__WRITTEN REQUEST__
Return the entries below in their exact form, leaving the pictures out.

[Records from a data collection]
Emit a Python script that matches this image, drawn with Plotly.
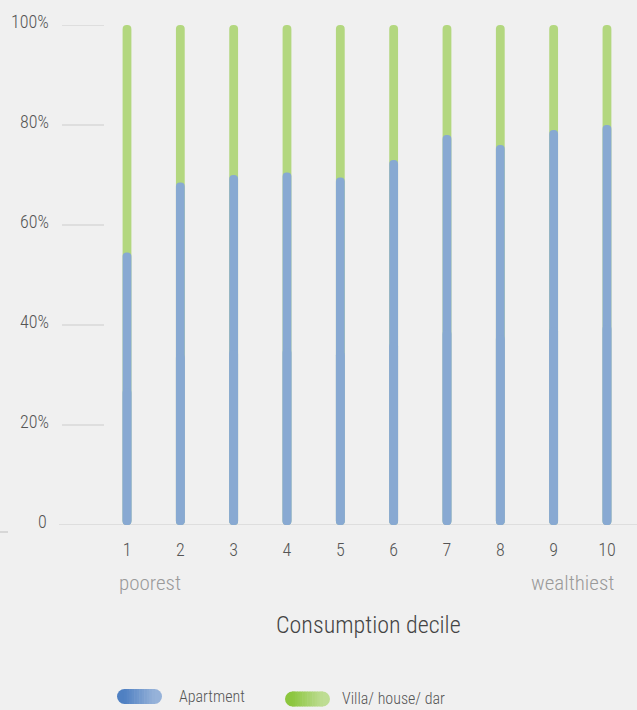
import plotly.graph_objects as go

deciles = [1, 2, 3, 4, 5, 6, 7, 8, 9, 10]
decile_labels = ["1", "2", "3", "4", "5", "6", "7", "8", "9", "10"]
apartment = [54.5, 68.5, 70, 70.5, 69.5, 73, 78, 76, 79, 80]
villa = [45.5, 31.5, 30, 29.5, 30.5, 27, 22, 24, 21, 20]
y_ticks = [0, 20, 40, 60, 80, 100]
y_tick_labels = ["0", "20%", "40%", "60%", "80%", "100%"]

FONT = "Roboto Condensed, Liberation Sans Narrow, sans-serif"
BG = "#f0f0f0"
BLUE = "#88a9d2"
GREEN = "#b3d77f"

W, H = 637, 710
L, R, T, B = 59, 0, 25, 185
PW, PH = W - L - R, H - T - B


def px(x):
    return (x - L) / PW


def py(y):
    return (H - B - y) / PH


bw = 0.165
totals = [a + v for a, v in zip(apartment, villa)]
half = [a / 2 for a in apartment]

fig = go.Figure()
fig.add_trace(go.Bar(x=deciles, y=totals, base=[0] * len(deciles), width=bw,
                     marker=dict(color=GREEN, line=dict(width=0)),
                     name="Villa/ house/ dar", showlegend=False, hoverinfo="skip"))
fig.add_trace(go.Bar(x=deciles, y=apartment, base=[0] * len(deciles), width=bw,
                     marker=dict(color=BLUE, line=dict(width=0)),
                     name="Apartment", showlegend=False, hoverinfo="skip"))
# lower half drawn downward so that the bottom end gets rounded too
fig.add_trace(go.Bar(x=deciles, y=[-h for h in half], base=half, width=bw,
                     marker=dict(color=BLUE, line=dict(width=0)),
                     name="Apartment", showlegend=False, hoverinfo="skip"))

shapes = []
for t in y_ticks[1:]:
    shapes.append(dict(type="line", xref="paper", yref="y", x0=px(62), x1=px(104),
                       y0=t, y1=t, line=dict(color="#d9d9d9", width=1.5), layer="below"))
shapes.append(dict(type="line", xref="paper", yref="y", x0=0, x1=1, y0=0, y1=0,
                   line=dict(color="#d9d9d9", width=1.5), layer="below"))
shapes.append(dict(type="line", xref="paper", yref="paper", x0=px(0), x1=px(8),
                   y0=py(532), y1=py(532), line=dict(color="#cfcfcf", width=1.5)))


def hexrgb(h):
    h = h.lstrip("#")
    return tuple(int(h[i:i + 2], 16) for i in (0, 2, 4))


def pill(x0, x1, yc, h, c0, c1, n=12):
    r = h / 2
    a, b = hexrgb(c0), hexrgb(c1)
    out = [
        dict(type="circle", xref="paper", yref="paper", x0=px(x0), x1=px(x0 + h),
             y0=py(yc + r), y1=py(yc - r), fillcolor=c0, line=dict(width=0)),
        dict(type="circle", xref="paper", yref="paper", x0=px(x1 - h), x1=px(x1),
             y0=py(yc + r), y1=py(yc - r), fillcolor=c1, line=dict(width=0)),
    ]
    sx0, sx1 = x0 + r, x1 - r
    step = (sx1 - sx0) / n
    for i in range(n):
        f = (i + 0.5) / n
        col = "rgb(%d,%d,%d)" % tuple(round(a[k] + (b[k] - a[k]) * f) for k in range(3))
        out.append(dict(type="rect", xref="paper", yref="paper",
                        x0=px(sx0 + i * step - 0.3), x1=px(sx0 + (i + 1) * step + 0.3),
                        y0=py(yc + r), y1=py(yc - r), fillcolor=col, line=dict(width=0)))
    return out


shapes += pill(117, 162, 696.5, 15, "#4f80c2", "#96b2d9")
shapes += pill(285, 330, 699, 15, "#8cc63e", "#bedd94")

annotations = [
    dict(text="poorest", x=px(150), y=py(583), xref="paper", yref="paper", showarrow=False,
         font=dict(family=FONT, size=21, color="#9a9a9a", weight=300),
         xanchor="center", yanchor="middle"),
    dict(text="wealthiest", x=px(572), y=py(583), xref="paper", yref="paper", showarrow=False,
         font=dict(family=FONT, size=21, color="#9a9a9a", weight=300),
         xanchor="center", yanchor="middle"),
    dict(text="Consumption decile", x=px(368), y=py(625), xref="paper", yref="paper",
         showarrow=False, font=dict(family=FONT, size=24, color="#444444", weight=300),
         xanchor="center", yanchor="middle"),
    dict(text="Apartment", x=px(177), y=py(696), xref="paper", yref="paper", showarrow=False,
         font=dict(family=FONT, size=16, color="#555555", weight=300),
         xanchor="left", yanchor="middle"),
    dict(text="Villa/ house/ dar", x=px(340), y=py(699), xref="paper", yref="paper",
         showarrow=False, font=dict(family=FONT, size=16, color="#555555", weight=300),
         xanchor="left", yanchor="middle"),
]
# y tick labels, sitting slightly above their gridlines
for t, lab in zip(y_ticks, y_tick_labels):
    annotations.append(dict(text=lab, x=px(51 if t else 49), y=t, xref="paper", yref="y",
                            showarrow=False, xanchor="right", yanchor="middle", yshift=4,
                            font=dict(family=FONT, size=18, color="#555555", weight=300)))

fig.update_layout(
    width=W, height=H,
    margin=dict(l=L, r=R, t=T, b=B),
    paper_bgcolor=BG, plot_bgcolor=BG,
    barmode="overlay",
    barcornerradius=5,
    showlegend=False,
    shapes=shapes,
    annotations=annotations,
    xaxis=dict(range=[-0.275, 10.563], tickmode="array", tickvals=deciles, ticktext=decile_labels,
               showgrid=False, zeroline=False, showline=False, ticks="",
               tickfont=dict(family=FONT, size=18, color="#555555", weight=300),
               ticklabelstandoff=12, fixedrange=True),
    yaxis=dict(range=[0, 100], tickmode="array", tickvals=y_ticks, showticklabels=False,
               showgrid=False, zeroline=False, showline=False, ticks="", fixedrange=True),
)

fig.write_html("out.html", config={"displayModeBar": False},
               post_script="document.body.style.margin='0';document.body.style.background='#f0f0f0';")
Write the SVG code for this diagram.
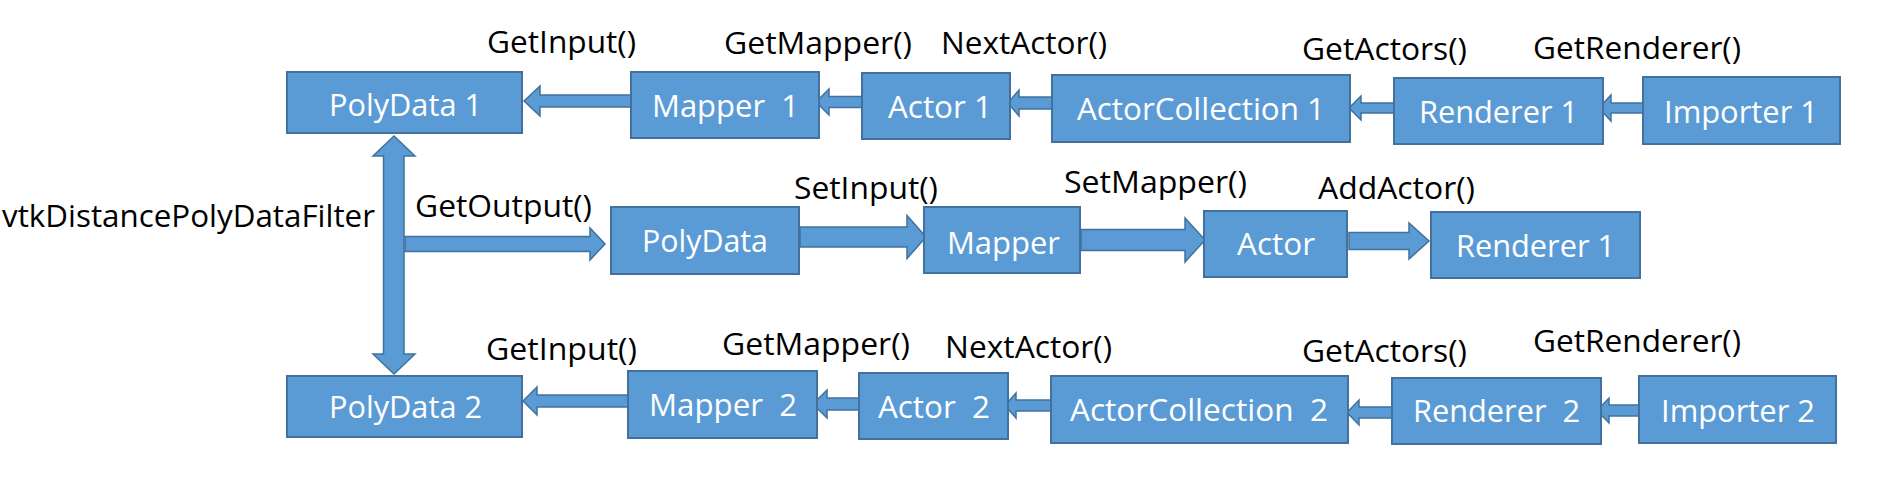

__RESPONSE BELOW__
Emit a Python script that matches this image, drawn with Plotly.
import plotly.graph_objects as go

deciles = [1, 2, 3, 4, 5, 6, 7, 8, 9, 10]
decile_labels = ["1", "2", "3", "4", "5", "6", "7", "8", "9", "10"]
apartment = [54.5, 68.5, 70, 70.5, 69.5, 73, 78, 76, 79, 80]
villa = [45.5, 31.5, 30, 29.5, 30.5, 27, 22, 24, 21, 20]
y_ticks = [0, 20, 40, 60, 80, 100]
y_tick_labels = ["0", "20%", "40%", "60%", "80%", "100%"]

FONT = "Roboto Condensed, Liberation Sans Narrow, sans-serif"
BG = "#f0f0f0"
BLUE = "#88a9d2"
GREEN = "#b3d77f"

W, H = 637, 710
L, R, T, B = 59, 0, 25, 185
PW, PH = W - L - R, H - T - B


def px(x):
    return (x - L) / PW


def py(y):
    return (H - B - y) / PH


bw = 0.165
totals = [a + v for a, v in zip(apartment, villa)]
half = [a / 2 for a in apartment]

fig = go.Figure()
fig.add_trace(go.Bar(x=deciles, y=totals, base=[0] * len(deciles), width=bw,
                     marker=dict(color=GREEN, line=dict(width=0)),
                     name="Villa/ house/ dar", showlegend=False, hoverinfo="skip"))
fig.add_trace(go.Bar(x=deciles, y=apartment, base=[0] * len(deciles), width=bw,
                     marker=dict(color=BLUE, line=dict(width=0)),
                     name="Apartment", showlegend=False, hoverinfo="skip"))
# lower half drawn downward so that the bottom end gets rounded too
fig.add_trace(go.Bar(x=deciles, y=[-h for h in half], base=half, width=bw,
                     marker=dict(color=BLUE, line=dict(width=0)),
                     name="Apartment", showlegend=False, hoverinfo="skip"))

shapes = []
for t in y_ticks[1:]:
    shapes.append(dict(type="line", xref="paper", yref="y", x0=px(62), x1=px(104),
                       y0=t, y1=t, line=dict(color="#d9d9d9", width=1.5), layer="below"))
shapes.append(dict(type="line", xref="paper", yref="y", x0=0, x1=1, y0=0, y1=0,
                   line=dict(color="#d9d9d9", width=1.5), layer="below"))
shapes.append(dict(type="line", xref="paper", yref="paper", x0=px(0), x1=px(8),
                   y0=py(532), y1=py(532), line=dict(color="#cfcfcf", width=1.5)))


def hexrgb(h):
    h = h.lstrip("#")
    return tuple(int(h[i:i + 2], 16) for i in (0, 2, 4))


def pill(x0, x1, yc, h, c0, c1, n=12):
    r = h / 2
    a, b = hexrgb(c0), hexrgb(c1)
    out = [
        dict(type="circle", xref="paper", yref="paper", x0=px(x0), x1=px(x0 + h),
             y0=py(yc + r), y1=py(yc - r), fillcolor=c0, line=dict(width=0)),
        dict(type="circle", xref="paper", yref="paper", x0=px(x1 - h), x1=px(x1),
             y0=py(yc + r), y1=py(yc - r), fillcolor=c1, line=dict(width=0)),
    ]
    sx0, sx1 = x0 + r, x1 - r
    step = (sx1 - sx0) / n
    for i in range(n):
        f = (i + 0.5) / n
        col = "rgb(%d,%d,%d)" % tuple(round(a[k] + (b[k] - a[k]) * f) for k in range(3))
        out.append(dict(type="rect", xref="paper", yref="paper",
                        x0=px(sx0 + i * step - 0.3), x1=px(sx0 + (i + 1) * step + 0.3),
                        y0=py(yc + r), y1=py(yc - r), fillcolor=col, line=dict(width=0)))
    return out


shapes += pill(117, 162, 696.5, 15, "#4f80c2", "#96b2d9")
shapes += pill(285, 330, 699, 15, "#8cc63e", "#bedd94")

annotations = [
    dict(text="poorest", x=px(150), y=py(583), xref="paper", yref="paper", showarrow=False,
         font=dict(family=FONT, size=21, color="#9a9a9a", weight=300),
         xanchor="center", yanchor="middle"),
    dict(text="wealthiest", x=px(572), y=py(583), xref="paper", yref="paper", showarrow=False,
         font=dict(family=FONT, size=21, color="#9a9a9a", weight=300),
         xanchor="center", yanchor="middle"),
    dict(text="Consumption decile", x=px(368), y=py(625), xref="paper", yref="paper",
         showarrow=False, font=dict(family=FONT, size=24, color="#444444", weight=300),
         xanchor="center", yanchor="middle"),
    dict(text="Apartment", x=px(177), y=py(696), xref="paper", yref="paper", showarrow=False,
         font=dict(family=FONT, size=16, color="#555555", weight=300),
         xanchor="left", yanchor="middle"),
    dict(text="Villa/ house/ dar", x=px(340), y=py(699), xref="paper", yref="paper",
         showarrow=False, font=dict(family=FONT, size=16, color="#555555", weight=300),
         xanchor="left", yanchor="middle"),
]
# y tick labels, sitting slightly above their gridlines
for t, lab in zip(y_ticks, y_tick_labels):
    annotations.append(dict(text=lab, x=px(51 if t else 49), y=t, xref="paper", yref="y",
                            showarrow=False, xanchor="right", yanchor="middle", yshift=4,
                            font=dict(family=FONT, size=18, color="#555555", weight=300)))

fig.update_layout(
    width=W, height=H,
    margin=dict(l=L, r=R, t=T, b=B),
    paper_bgcolor=BG, plot_bgcolor=BG,
    barmode="overlay",
    barcornerradius=5,
    showlegend=False,
    shapes=shapes,
    annotations=annotations,
    xaxis=dict(range=[-0.275, 10.563], tickmode="array", tickvals=deciles, ticktext=decile_labels,
               showgrid=False, zeroline=False, showline=False, ticks="",
               tickfont=dict(family=FONT, size=18, color="#555555", weight=300),
               ticklabelstandoff=12, fixedrange=True),
    yaxis=dict(range=[0, 100], tickmode="array", tickvals=y_ticks, showticklabels=False,
               showgrid=False, zeroline=False, showline=False, ticks="", fixedrange=True),
)

fig.write_html("out.html", config={"displayModeBar": False},
               post_script="document.body.style.margin='0';document.body.style.background='#f0f0f0';")
Write the SVG code for this diagram.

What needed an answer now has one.